Saved data entries:
________
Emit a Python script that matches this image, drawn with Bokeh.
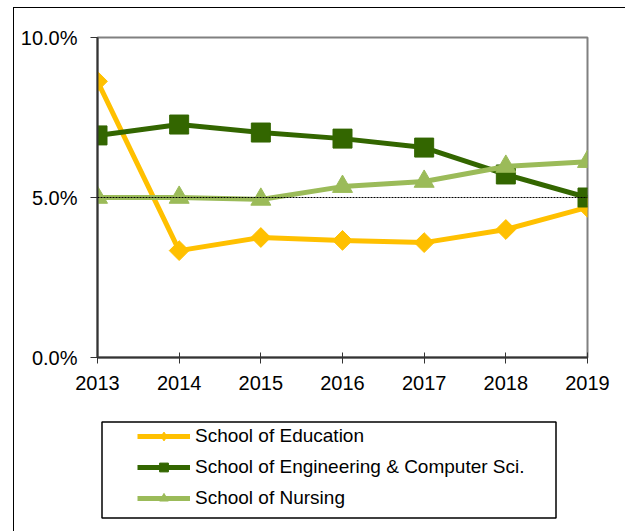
import numpy as np
from bokeh.plotting import figure
from bokeh.layouts import column
from bokeh.models import Legend, LegendItem, NumeralTickFormatter, FixedTicker, BoxAnnotation, Range1d, Span
from bokeh.embed import file_html
from bokeh.resources import INLINE

years = [2013, 2014, 2015, 2016, 2017, 2018, 2019]
education = [0.0863, 0.0334, 0.0375, 0.0366, 0.0359, 0.0400, 0.0469]
engineering = [0.0694, 0.0728, 0.0703, 0.0684, 0.0656, 0.0572, 0.0500]
nursing = [0.0500, 0.0500, 0.0494, 0.0534, 0.0550, 0.0597, 0.0612]
y_ticks = [0.0, 0.05, 0.10]
series_names = ["School of Education", "School of Engineering & Computer Sci.", "School of Nursing"]

FONT = "Liberation Sans"
W = 611
HA, HB = 397, 126
c_edu, c_eng, c_nur = "#FFC000", "#336600", "#9BBB59"

p = figure(width=W, height=HA, output_backend="svg", toolbar_location=None,
           x_range=Range1d(2013, 2019), y_range=Range1d(0, 0.10))
p.min_border_left = 83
p.min_border_right = 38
p.min_border_top = 29
p.min_border_bottom = 48
p.background_fill_color = "white"
p.border_fill_color = "white"
p.outline_line_color = "#808080"
p.outline_line_width = 2

p.xgrid.visible = False
p.ygrid.visible = False
p.add_layout(Span(location=0.05, dimension="width", line_color="black", line_width=1, line_dash="2 1"))

for ax in (p.xaxis, p.yaxis):
    ax.axis_line_color = "#333333"
    ax.axis_line_width = 2
    ax.major_tick_line_color = "#333333"
    ax.major_tick_line_width = 1
    ax.minor_tick_line_color = None
    ax.major_label_text_font = FONT
    ax.major_label_text_font_size = "20px"
    ax.major_label_text_color = "black"

p.xaxis.ticker = FixedTicker(ticks=years)
p.xaxis.major_tick_in = 5
p.xaxis.major_tick_out = 6
p.xaxis.major_label_standoff = 12
p.yaxis.ticker = FixedTicker(ticks=y_ticks)
p.yaxis.formatter = NumeralTickFormatter(format="0.0%")
p.yaxis.major_tick_in = 0
p.yaxis.major_tick_out = 7
p.yaxis.major_label_standoff = 13

p.line(years, education, line_color=c_edu, line_width=5)
p.scatter(years, education, marker="square", angle=np.pi / 4, size=14,
          fill_color=c_edu, line_color=c_edu)
p.line(years, engineering, line_color=c_eng, line_width=5)
p.scatter(years, engineering, marker="square", size=19, fill_color=c_eng, line_color=c_eng)
p.line(years, nursing, line_color=c_nur, line_width=5)
p.scatter(years, nursing, marker="triangle", size=20, fill_color=c_nur, line_color=c_nur)

# Legend panel (its frame is aligned with the chart's frame by the column layout)
q = figure(width=W, height=HB, output_backend="svg", toolbar_location=None,
           x_axis_type=None, y_axis_type=None, x_range=Range1d(0, 1), y_range=Range1d(0, 1))
q.min_border_left = 0
q.min_border_right = 0
q.min_border_top = 0
q.min_border_bottom = 0
q.outline_line_color = None
q.xgrid.visible = False
q.ygrid.visible = False

hidden = dict(x=[-10], y=[-10])
ql1 = q.line(line_color=c_edu, line_width=5, **hidden)
qm1 = q.scatter(marker="diamond", fill_color=c_edu, line_color=c_edu, **hidden)
ql2 = q.line(line_color=c_eng, line_width=5, **hidden)
qm2 = q.scatter(marker="square", fill_color=c_eng, line_color=c_eng, **hidden)
ql3 = q.line(line_color=c_nur, line_width=5, **hidden)
qm3 = q.scatter(marker="triangle", fill_color=c_nur, line_color=c_nur, **hidden)

legend = Legend(items=[
    LegendItem(label=series_names[0], renderers=[ql1, qm1]),
    LegendItem(label=series_names[1], renderers=[ql2, qm2]),
    LegendItem(label=series_names[2], renderers=[ql3, qm3]),
], location=(40, 22))
legend.padding = 0
legend.margin = 0
legend.spacing = 9
legend.glyph_width = 53
legend.glyph_height = 22
legend.label_height = 22
legend.label_standoff = 5
legend.label_text_font = FONT
legend.label_text_font_size = "19px"
legend.label_text_color = "black"
legend.border_line_color = None
legend.background_fill_alpha = 0
q.add_layout(legend, "center")

q.add_layout(BoxAnnotation(left=87.5, right=541.5, top=16.5, bottom=112.5,
                           left_units="canvas", right_units="canvas",
                           top_units="canvas", bottom_units="canvas",
                           fill_alpha=0, line_color="black", line_alpha=1, line_width=1.5))

layout = column(p, q, spacing=0, margin=(7, 0, 0, 13),
                styles={"border-left": "1px solid black", "border-top": "1px solid black"})

open("out.html", "w").write(file_html(layout, INLINE))
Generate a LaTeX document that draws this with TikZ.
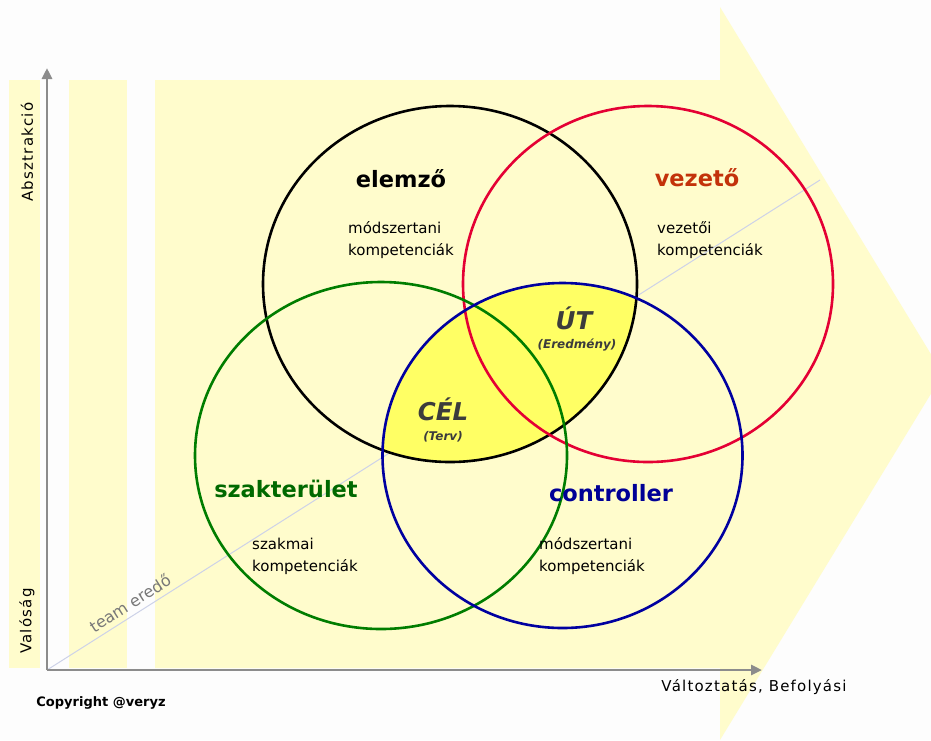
\documentclass[tikz,border=0pt]{standalone}
\usepackage{fontspec}
\setmainfont{DejaVu Sans}
\newfontfamily\spacedsans[LetterSpace=8]{DejaVu Sans}
\usetikzlibrary{arrows.meta}

\definecolor{paper}{RGB}{253,253,253}
\definecolor{pale}{RGB}{255,252,204}
\definecolor{lensfill}{RGB}{255,255,100}
\definecolor{axisgray}{RGB}{140,140,140}
\definecolor{diagline}{RGB}{205,210,232}
\definecolor{ringred}{RGB}{228,0,52}
\definecolor{ringgreen}{RGB}{0,125,0}
\definecolor{ringblue}{RGB}{0,0,160}
\definecolor{titleorange}{RGB}{195,50,10}
\definecolor{titlegreen}{RGB}{0,105,0}
\definecolor{titleblue}{RGB}{0,0,150}
\definecolor{lenstext}{RGB}{60,60,60}
\definecolor{labelgray}{RGB}{120,120,120}

\begin{document}
\begin{tikzpicture}[x=1pt,y=-1pt,
  ring/.style={line width=2.6pt},
  axisline/.style={axisgray, line width=2.8pt, -{Triangle[length=11pt,width=10pt]}},
  ringtitle/.style={inner sep=0pt, font=\fontsize{22.5}{24}\selectfont\bfseries},
  bodytext/.style={inner sep=0pt, anchor=west, align=left, font=\fontsize{15}{22}\selectfont},
  lensbig/.style={inner sep=0pt, text=lenstext, font=\fontsize{24.5}{26}\selectfont\bfseries\itshape},
  lenssmall/.style={inner sep=0pt, text=lenstext, font=\fontsize{12}{13}\selectfont\bfseries\itshape},
  axislabel/.style={inner sep=0pt, font=\fontsize{15}{16}\selectfont\spacedsans},
]
\useasboundingbox (0,0) rectangle (931,740);
\clip (0,0) rectangle (931,740);
\fill[paper] (0,0) rectangle (931,740);

% pale bands and the large arrow behind the diagram
\fill[pale] (9,80) rectangle (40,668);
\fill[pale] (69,80) rectangle (127,668);
\fill[pale] (155,80) -- (720,80) -- (720,7) -- (943,374) -- (720,740)
  -- (720,668) -- (155,668) -- cycle;

% team direction line
\coordinate (O) at (47,670);
\coordinate (diagend) at (820,180);
\draw[diagline, line width=1pt] (O) -- (diagend);
\node[inner sep=0pt, text=labelgray, rotate=32.4, font=\fontsize{16}{17}\selectfont]
  (team) at (130,603) {team eredő};

% axes
\coordinate (ytop) at (47,68);
\coordinate (xend) at (762,670);
\draw[axisline] (O) -- (ytop);
\draw[axisline] (O) -- (xend);

% ring centres
\coordinate (cblack) at (450,284);
\coordinate (cred) at (648,284);
\coordinate (cgreen) at (381,455.5);
\coordinate (cblue) at (562.5,455.5);

% overlap of the black and blue rings
\begin{scope}
  \clip (cblack) ellipse [x radius=187pt, y radius=178pt];
  \fill[lensfill] (cblue) ellipse [x radius=180pt, y radius=172.5pt];
\end{scope}

% rings
\draw[ring, black] (cblack) ellipse [x radius=187pt, y radius=178pt];
\draw[ring, ringred] (cred) ellipse [x radius=185pt, y radius=178pt];
\draw[ring, ringgreen] (cgreen) ellipse [x radius=186pt, y radius=173.5pt];
\draw[ring, ringblue] (cblue) ellipse [x radius=180pt, y radius=172.5pt];

% ring titles and descriptions
\node[ringtitle, text=black] (elemzo) at (401,179) {elemző};
\node[bodytext] (elemzotext) at (348,240) {módszertani\\kompetenciák};

\node[ringtitle, text=titleorange] (vezeto) at (697,178) {vezető};
\node[bodytext] (vezetotext) at (657,240) {vezetői\\kompetenciák};

\node[ringtitle, text=titlegreen] (szakterulet) at (286,489) {szakterület};
\node[bodytext] (szaktext) at (252,556) {szakmai\\kompetenciák};

\node[ringtitle, text=titleblue] (controller) at (611,493) {controller};
\node[bodytext] (controllertext) at (539,556) {módszertani\\kompetenciák};

% labels inside the overlap
\node[lensbig] (ut) at (574,318) {ÚT};
\node[lenssmall] (eredmeny) at (577,345) {(Eredmény)};
\node[lensbig] (cel) at (443,409) {CÉL};
\node[lenssmall] (terv) at (443,437) {(Terv)};

% axis labels
\node[axislabel, rotate=90] (absztrakcio) at (27,152) {Absztrakció};
\node[axislabel, rotate=90] (valosag) at (27,621) {Valóság};
\node[axislabel] (valtoztatas) at (754,687) {Változtatás, Befolyási};

\node[inner sep=0pt, font=\fontsize{13}{14}\selectfont\bfseries] (copyright)
  at (101,703) {Copyright @veryz};
\end{tikzpicture}
\end{document}
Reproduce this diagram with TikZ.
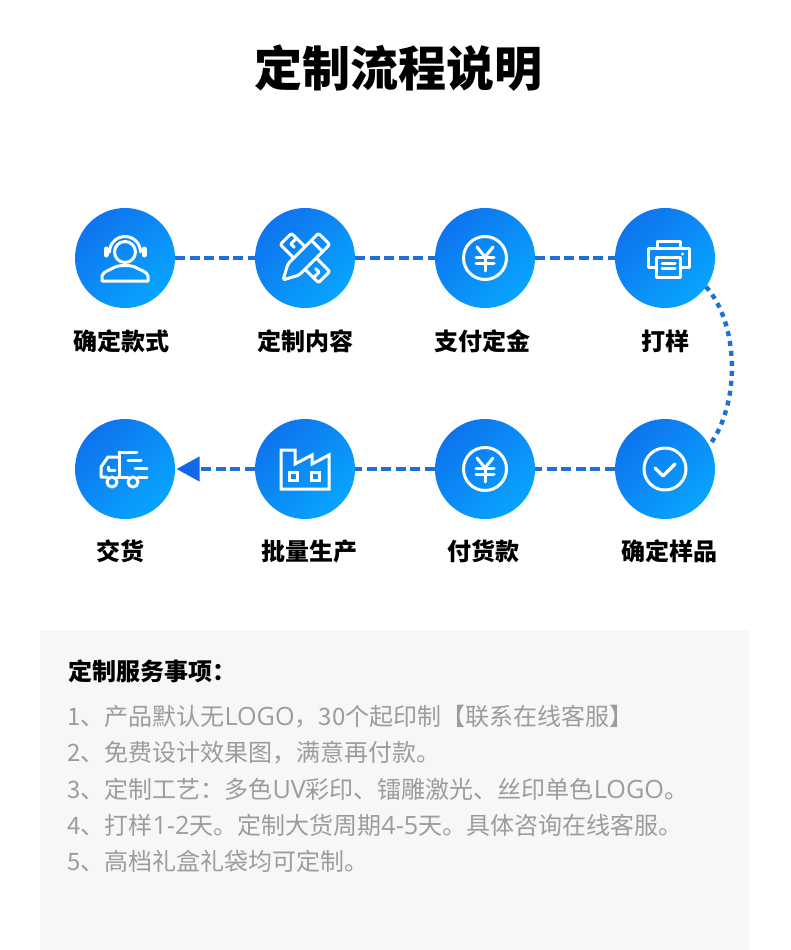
________
— Stated exercise —
In the records above, locate every line with the string "this" and copy it.

— Response to the task —
Emit a Python script that matches this image, drawn with Bokeh.
Generate a LaTeX document that draws this with TikZ.
Reproduce this diagram with TikZ.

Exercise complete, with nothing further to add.